In an effort to keep politics out of medical examination rooms, Governor Rick Scott of Florida signed, what is commonly referred to as the, “Guns and Doctors Bill” into law.
The law, which was passed by the Florida State Senate 27-10, took effect on June 2 and forbids physicians from asking about a patient’s firearms unless it is “relevant to a patient’s medical care or safety, or the safety of others.”
The legislation was conceived after reports surfaced detailing the discriminatory actions of doctors when patients refused to answer questions regarding their position(s) on guns. The most notable case was the “Ocala incident,” where a young mother was allegedly dropped by her doctor’s practice for not disclosing information related to gun ownership.
But this past Wednesday a federal judge blocked the law on the grounds that it violated the First Amendment rights of doctors in addition to pointing out the seeming superfluity of the law.
Judge Marcia G. Cooke ruled, “The State has attempted to inveigle this Court to cast this matter as a Second Amendment case,” she wrote. “Despite the State’s insistence that the right to “keep arms” is the primary constitutional right at issue in this litigation, a plain reading of the statute reveals that this law in no way affects such rights.”
Cooke not only said the law was unnecessary, but pretty much called it stupid, “I will not speak to the wisdom of the legislation now before me. Questions of a law’s constitutionality do not create ‘a license for courts to judge the wisdom, faimess, or logic of legislative choices.’”
In truth Cooke is right. This law is ineffectual and pointless.
Here are five reasons why.
1. Doctors can still ask you about firearms if they “feel it relevant to a patient’s medical care or safety, or the safety of others.” So, the law doesn’t really prohibit discussions related to firearms, it more or less discourages them. Therefore, a physician can still ask you about firearms and just claim his questions were in the best interest of (you) the patient.
2. The impetus for the law was one anomalous case. As Cooke’s ruling states, “The legislative debates on this bill reveal that the legislature relied heavily on anecdotal information about physicians asking patients about firearm ownership… It does not appear that the Florida legislature relied on any studies, research, or statistics on physicians’ practices or patients’ experiences on this issue.”

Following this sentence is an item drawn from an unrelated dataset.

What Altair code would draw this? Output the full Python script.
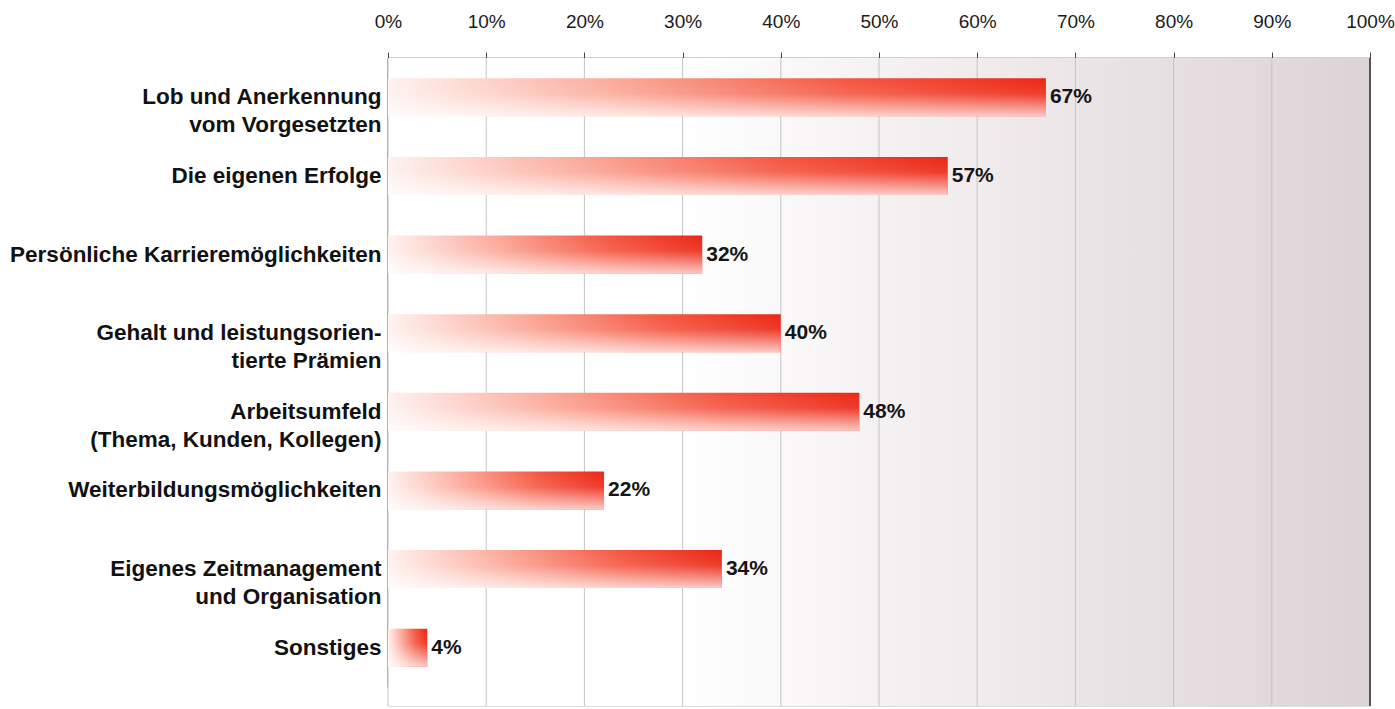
import altair as alt
import pandas as pd

categories = [
    "Lob und Anerkennung|vom Vorgesetzten",
    "Die eigenen Erfolge",
    "Persönliche Karrieremöglichkeiten",
    "Gehalt und leistungsorien-|tierte Prämien",
    "Arbeitsumfeld|(Thema, Kunden, Kollegen)",
    "Weiterbildungsmöglichkeiten",
    "Eigenes Zeitmanagement|und Organisation",
    "Sonstiges",
]
values = [67, 57, 32, 40, 48, 22, 34, 4]
tick_values = [0, 10, 20, 30, 40, 50, 60, 70, 80, 90, 100]

df = pd.DataFrame({"cat": categories, "val": values})
df["lbl"] = df["val"].astype(str) + "%"

W, H = 982, 648
FONT = "Liberation Sans"

y_enc = alt.Y(
    "cat:N",
    sort=categories,
    scale=alt.Scale(range=[0, 629], paddingInner=0, paddingOuter=0),
    axis=alt.Axis(
        title=None,
        labelExpr="split(datum.label, '|')",
        labelFont=FONT,
        labelFontSize=22.5,
        labelFontWeight="bold",
        labelColor="#111111",
        labelLimit=420,
        labelPadding=7,
        labelLineHeight=28,
        ticks=False,
        domain=True,
        domainColor="#444444",
        domainWidth=2,
        grid=False,
    ),
)

x_scale = alt.Scale(domain=[0, 100], nice=False)
x_axis = alt.Axis(
    orient="top",
    values=tick_values,
    labelExpr="datum.value + '%'",
    title=None,
    labelFont=FONT,
    labelFontSize=19,
    labelColor="#1a1a1a",
    labelPadding=21,
    labelFlush=False,
    labelOverlap=False,
    tickSize=6,
    tickColor="#444444",
    domainColor="#444444",
    domainWidth=1.5,
    grid=True,
    gridColor="#c4c4c4",
    gridWidth=1,
)

bg = alt.Chart(pd.DataFrame({"a": [0]})).mark_rect(
    color=alt.LinearGradient(
        gradient="linear",
        x1=0, y1=0, x2=1, y2=0,
        stops=[
            alt.GradientStop(offset=0, color="#ffffff"),
            alt.GradientStop(offset=0.3, color="#ffffff"),
            alt.GradientStop(offset=0.65, color="#eee8ea"),
            alt.GradientStop(offset=1, color="#ddd3d7"),
        ],
    )
).encode(x=alt.value(0), x2=alt.value(W), y=alt.value(0), y2=alt.value(H))

grid = alt.Chart(pd.DataFrame({"t": tick_values})).mark_rule(color="#c4c4c4").encode(
    x=alt.X("t:Q", scale=x_scale, axis=x_axis)
)

right_edge = alt.Chart(pd.DataFrame({"t": [100]})).mark_rule(color="#555555", strokeWidth=2).encode(
    x=alt.X("t:Q", scale=x_scale)
)

bars = alt.Chart(df).mark_bar(
    size=38,
    color=alt.LinearGradient(
        gradient="linear",
        x1=0, y1=0, x2=1, y2=0,
        stops=[
            alt.GradientStop(offset=0, color="#fff2ef"),
            alt.GradientStop(offset=0.35, color="#fba898"),
            alt.GradientStop(offset=0.7, color="#f45640"),
            alt.GradientStop(offset=1, color="#ec2614"),
        ],
    ),
).encode(x=alt.X("val:Q", scale=x_scale), x2=alt.value(12), y=y_enc)

shade = alt.Chart(df).mark_bar(
    size=38,
    color=alt.LinearGradient(
        gradient="linear",
        x1=0, y1=0, x2=0, y2=1,
        stops=[
            alt.GradientStop(offset=0, color="rgba(255,255,255,0)"),
            alt.GradientStop(offset=0.4, color="rgba(255,255,255,0.1)"),
            alt.GradientStop(offset=1, color="rgba(255,255,255,0.75)"),
        ],
    ),
).encode(x=alt.X("val:Q", scale=x_scale), x2=alt.value(12), y=y_enc)

text = alt.Chart(df).mark_text(
    align="left", baseline="middle", dx=4, font=FONT, fontSize=21, fontWeight="bold", color="#151515"
).encode(x=alt.X("val:Q", scale=x_scale), y=y_enc, text="lbl:N")

chart = alt.layer(bg, grid, right_edge, bars, shade, text).properties(
    width=W,
    height=H,
    autosize=alt.AutoSizeParams(type="none"),
    padding={"left": 388, "top": 58, "right": 25, "bottom": 3},
).configure_view(stroke=None).configure(background="#ffffff")

chart.save("out.html", embed_options={"renderer": "svg", "actions": False})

3. Doctors can still drop you: “The State also clarifies that, although the anti-discrimination provision prohibits physicians from discriminating against a patient solely based on firearm ownership, it does not alter existing law that allows a physician to terminate the doctor-patient relationship… The antidiscrimination provision therefore provides only remote, if any, support for the State’s asserted purpose.” In other words, if a doctor doesn’t like you, then for whatever reason, you’re gone. Will you have recourse? Perhaps, but you have to prove there was discrimination. And as mentioned, it becomes an issue of your word against his.

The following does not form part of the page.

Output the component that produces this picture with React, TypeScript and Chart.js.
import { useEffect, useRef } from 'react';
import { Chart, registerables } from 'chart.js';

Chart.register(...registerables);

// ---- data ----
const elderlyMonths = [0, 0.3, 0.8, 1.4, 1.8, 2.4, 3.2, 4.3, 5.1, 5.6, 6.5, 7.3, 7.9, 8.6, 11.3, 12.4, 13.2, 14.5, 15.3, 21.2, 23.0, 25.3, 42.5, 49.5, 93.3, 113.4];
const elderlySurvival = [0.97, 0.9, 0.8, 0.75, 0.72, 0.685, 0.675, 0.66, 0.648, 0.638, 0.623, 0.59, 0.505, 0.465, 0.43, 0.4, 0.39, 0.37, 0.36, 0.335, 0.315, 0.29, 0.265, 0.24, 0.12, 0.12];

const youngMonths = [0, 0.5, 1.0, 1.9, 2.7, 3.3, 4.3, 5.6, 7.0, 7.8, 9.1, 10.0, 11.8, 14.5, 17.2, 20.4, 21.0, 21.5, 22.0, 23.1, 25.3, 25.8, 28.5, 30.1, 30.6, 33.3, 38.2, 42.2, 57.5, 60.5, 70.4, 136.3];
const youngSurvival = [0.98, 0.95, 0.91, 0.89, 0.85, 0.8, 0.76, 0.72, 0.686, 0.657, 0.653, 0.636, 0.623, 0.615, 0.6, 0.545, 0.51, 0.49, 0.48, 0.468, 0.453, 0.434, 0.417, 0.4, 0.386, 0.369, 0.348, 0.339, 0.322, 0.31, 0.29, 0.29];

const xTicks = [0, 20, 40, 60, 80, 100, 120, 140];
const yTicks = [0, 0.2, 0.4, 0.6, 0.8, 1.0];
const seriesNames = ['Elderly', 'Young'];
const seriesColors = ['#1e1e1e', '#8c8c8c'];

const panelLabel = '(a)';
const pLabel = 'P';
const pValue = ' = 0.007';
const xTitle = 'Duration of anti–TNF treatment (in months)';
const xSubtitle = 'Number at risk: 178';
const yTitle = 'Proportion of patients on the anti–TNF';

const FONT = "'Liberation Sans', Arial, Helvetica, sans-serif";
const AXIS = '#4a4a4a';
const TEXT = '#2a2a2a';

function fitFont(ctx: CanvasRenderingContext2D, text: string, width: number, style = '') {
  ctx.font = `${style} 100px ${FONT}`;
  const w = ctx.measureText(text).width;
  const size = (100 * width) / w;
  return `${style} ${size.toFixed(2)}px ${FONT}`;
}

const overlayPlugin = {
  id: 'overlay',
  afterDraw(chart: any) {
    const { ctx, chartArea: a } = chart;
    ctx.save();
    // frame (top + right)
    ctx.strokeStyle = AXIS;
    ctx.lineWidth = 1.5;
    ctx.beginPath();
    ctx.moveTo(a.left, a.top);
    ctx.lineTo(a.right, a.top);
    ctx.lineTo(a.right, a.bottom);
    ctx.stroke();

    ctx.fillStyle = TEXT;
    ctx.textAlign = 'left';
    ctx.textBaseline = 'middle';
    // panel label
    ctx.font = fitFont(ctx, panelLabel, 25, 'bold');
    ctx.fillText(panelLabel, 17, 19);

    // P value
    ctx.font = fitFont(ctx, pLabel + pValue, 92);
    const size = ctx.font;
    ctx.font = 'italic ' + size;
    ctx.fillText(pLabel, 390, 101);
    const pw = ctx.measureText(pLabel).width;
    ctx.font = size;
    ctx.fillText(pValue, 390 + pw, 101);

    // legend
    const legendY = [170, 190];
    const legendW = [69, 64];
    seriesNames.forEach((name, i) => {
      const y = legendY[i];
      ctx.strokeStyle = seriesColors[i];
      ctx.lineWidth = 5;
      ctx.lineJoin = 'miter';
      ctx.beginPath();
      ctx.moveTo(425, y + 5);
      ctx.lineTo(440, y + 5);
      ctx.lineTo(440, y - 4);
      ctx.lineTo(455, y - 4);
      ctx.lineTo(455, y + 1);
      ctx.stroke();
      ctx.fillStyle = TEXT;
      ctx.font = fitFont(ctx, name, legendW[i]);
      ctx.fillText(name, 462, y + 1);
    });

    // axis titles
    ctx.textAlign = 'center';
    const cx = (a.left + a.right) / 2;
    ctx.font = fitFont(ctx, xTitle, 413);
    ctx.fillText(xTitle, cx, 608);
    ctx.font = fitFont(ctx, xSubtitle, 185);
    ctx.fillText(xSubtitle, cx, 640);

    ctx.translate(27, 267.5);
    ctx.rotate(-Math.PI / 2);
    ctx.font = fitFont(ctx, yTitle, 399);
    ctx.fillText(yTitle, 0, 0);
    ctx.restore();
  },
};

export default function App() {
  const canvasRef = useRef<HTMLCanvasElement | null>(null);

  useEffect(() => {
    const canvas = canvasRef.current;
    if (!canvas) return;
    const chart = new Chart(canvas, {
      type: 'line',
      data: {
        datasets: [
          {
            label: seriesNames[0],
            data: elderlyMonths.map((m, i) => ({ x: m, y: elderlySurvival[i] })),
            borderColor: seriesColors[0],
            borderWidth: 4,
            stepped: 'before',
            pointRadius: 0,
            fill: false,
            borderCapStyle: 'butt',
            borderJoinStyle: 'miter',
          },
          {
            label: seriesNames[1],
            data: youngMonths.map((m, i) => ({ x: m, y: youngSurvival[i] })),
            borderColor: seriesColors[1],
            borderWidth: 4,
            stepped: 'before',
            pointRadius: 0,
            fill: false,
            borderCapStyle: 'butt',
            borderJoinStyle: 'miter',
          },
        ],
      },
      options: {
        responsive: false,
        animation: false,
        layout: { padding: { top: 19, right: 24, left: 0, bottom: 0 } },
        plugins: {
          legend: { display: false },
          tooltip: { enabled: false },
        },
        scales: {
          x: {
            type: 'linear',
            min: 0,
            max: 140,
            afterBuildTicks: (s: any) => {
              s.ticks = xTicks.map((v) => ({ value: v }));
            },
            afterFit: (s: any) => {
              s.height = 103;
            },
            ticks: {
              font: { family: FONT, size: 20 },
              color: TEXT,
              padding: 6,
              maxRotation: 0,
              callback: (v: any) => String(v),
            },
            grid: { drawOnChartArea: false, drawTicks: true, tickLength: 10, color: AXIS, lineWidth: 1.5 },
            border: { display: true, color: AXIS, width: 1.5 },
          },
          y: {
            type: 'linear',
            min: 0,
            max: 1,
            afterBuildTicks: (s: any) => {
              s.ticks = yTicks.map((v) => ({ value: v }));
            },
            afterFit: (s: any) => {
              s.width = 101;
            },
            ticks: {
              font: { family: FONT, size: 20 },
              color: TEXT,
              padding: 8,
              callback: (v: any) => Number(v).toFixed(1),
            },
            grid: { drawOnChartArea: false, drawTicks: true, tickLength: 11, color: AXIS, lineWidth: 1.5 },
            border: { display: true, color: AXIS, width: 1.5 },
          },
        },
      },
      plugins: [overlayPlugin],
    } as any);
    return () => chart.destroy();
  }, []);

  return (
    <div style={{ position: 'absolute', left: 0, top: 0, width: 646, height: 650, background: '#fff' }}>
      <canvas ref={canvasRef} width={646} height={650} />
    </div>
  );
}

4. Commonsense has already kicked in. “The evidence on the record shows that practitioners have eliminated questions about firearm ownership from intake questionnaires and either curtailed or stopped routine counseling on firearm safety as a result of this law. Practitioners are self-censoring themselves out of fear disciplinary actions.” No kidding. Talk to any doctor and he’s got enough stuff to worry about between malpractice lawsuits, Obamacare, etc. The last thing he needs is a lawsuit claiming that he made an offensive comment concerning your .38. Doctors are smart, and one would imagine that they’ve already adjusted to this threat against their business.
5. Lastly, I thought we were a community that valued self-reliance? If a physician asks you something you don’t want to answer it, don’t answer it. Or lie. And if he drops you because he doesn’t like your answer, find a new doctor. “Wait a minute!” you might say, “That’s unfair! Not all doctor’s take Medicaid.” No, they don’t. Why should they? Doctors have rights too.

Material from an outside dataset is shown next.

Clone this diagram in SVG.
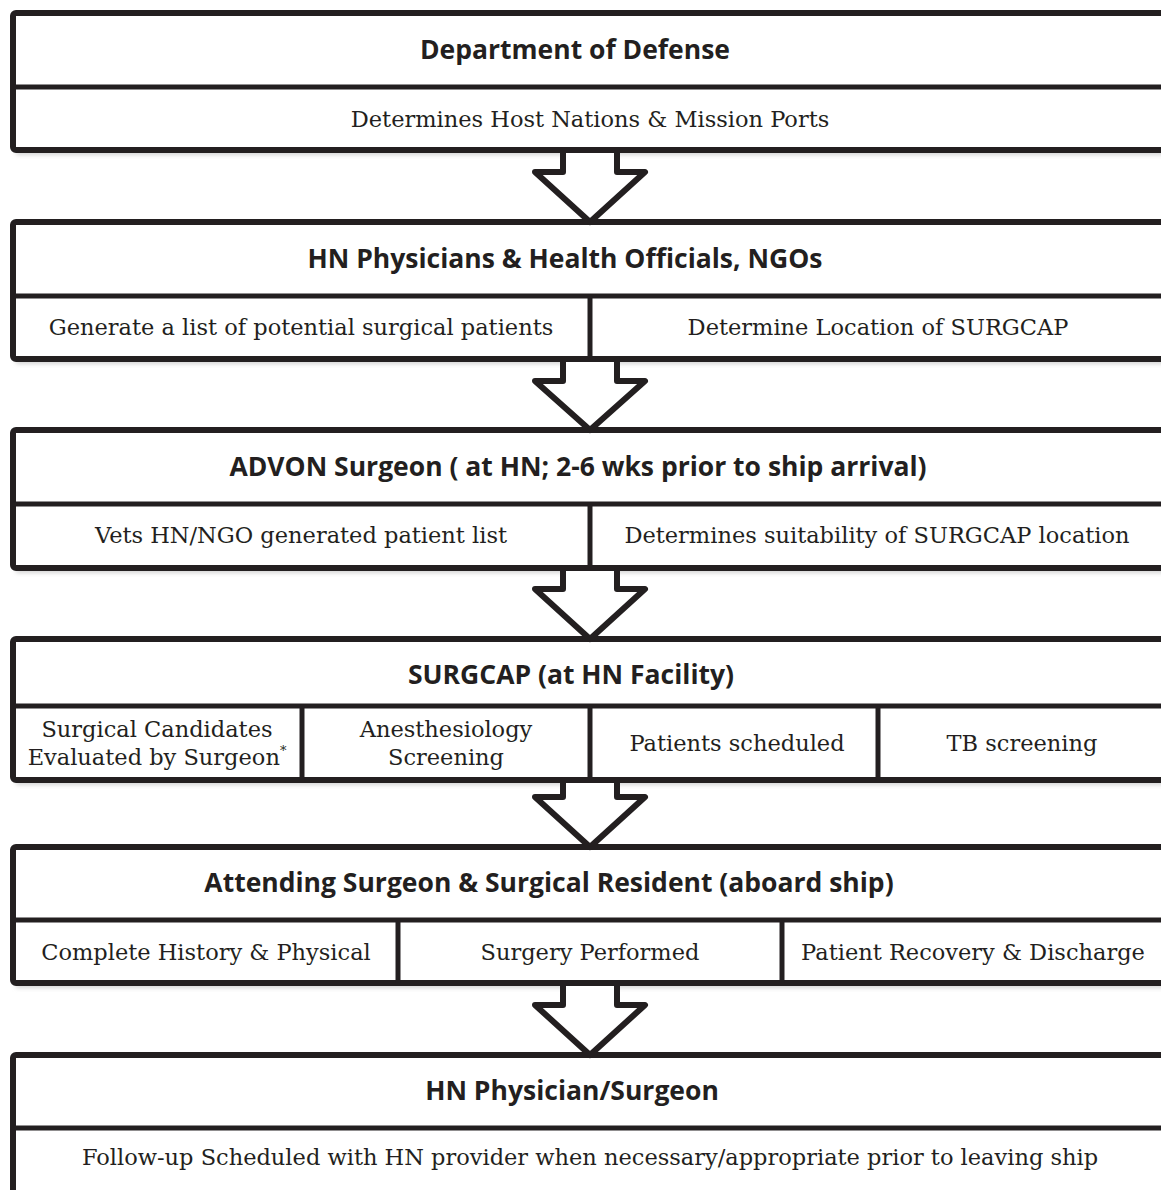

This law says nothing and does nothing to change the physician-patient relationship. It was designed by the talking heads to curry favor with gun owners. But if one looks at it closely it’s clear it’s a waste of paper. An open relationship with your doctor is important. And it’s okay if you don’t agree on everything. Instead of running out of the office claiming you’re a victim, try talking intelligently to your doctor about your position. He’s not the only one who can pass along useful information.